La stanza a sinistra dell’ingresso era adibita a molti usi, con un letto alto e duro, uno scrittoio, un armadio ampio, di noce, sedie quasi rustiche, impagliate, verniciate allegramente di azzurro: quella a destra era la sala da pranzo, con un tavolo di castagno, sedie come le altre, un camino col pavimento battuto. Null’altro. Un uscio solido pur esso e fermato da ganci e catenacci, metteva nella cucina. E la cucina era, come in tutte le case ancora patriarcali, l’ambiente più abitato, più tiepido di vita e d’intimità”.
Quanta confessione come genere letterario insiste nella Deledda? Maria Zambrano avrebbe detto che la sua confessione è semplicemente un “sapere dellanima”.

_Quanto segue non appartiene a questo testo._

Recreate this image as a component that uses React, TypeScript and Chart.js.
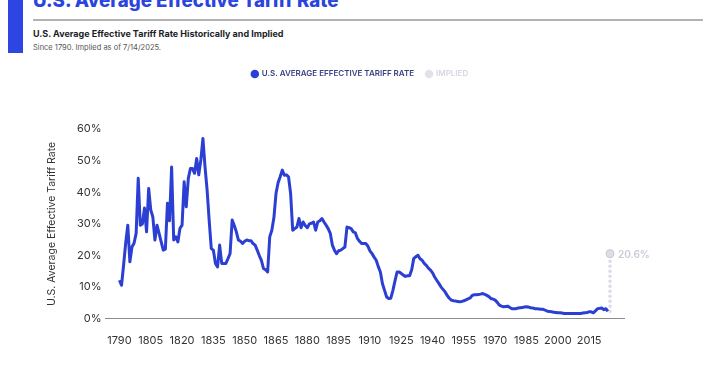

Dunque? Siamo alla fenomenologia della apparenza, ovvero dello spirito. L’importanza delle “cose” può essere fondamentale? Non direi cose, ma fatti. Fatti tra eventi e destini. Arriva sempre il giorno cercato.
Così: “Finalmente arrivò il giorno tanto atteso…”, in “Elias Portolu”. Perché occorre sempre “frugare nel camino” per chiedere alla cenere di restituire dal nascosto l’oblio. “L’incendio nell’oliveto” è vento dell’anima che pone l’immaginario come immaginazione. Ascoltare il vento è sentire il ritmo della voce della madre: “…il rumore del vento accompagnato dal mormorio degli alberi” è il cadenzato del suono de “La madre”.
In “Memorie infantile” da “Azzurro” dirà: “Infanzia!… È forse questa una parola magica e misteriosa, un geroglifico orientale, inteso indistintamente dall’anima, dalla mente, dal cuore, nei quali desta ricordi soavi, dolcissimi, benché sfumati tra le nebbie del passato, e sorrisi vagolanti e dolci come quei ricordi, e sussulti di rimpianto e dimenticanze del presente?”.
Il cerchio non si chiude dunque. Ma cerchio resta. È l’infinito che diventa tramite dell’impossibile verso il possibile. Si riaffaccia così “Cosima”. Ovvero l’autocoscienza, ovvero ancora la rousseauniana fenomenologia dell’infanzia dell’uomo che scava nel sottosuolo dei popoli e del primitivo che è dentro la stanza degli uomini: “Anche questa lezione le servì per la scuola della vita…”.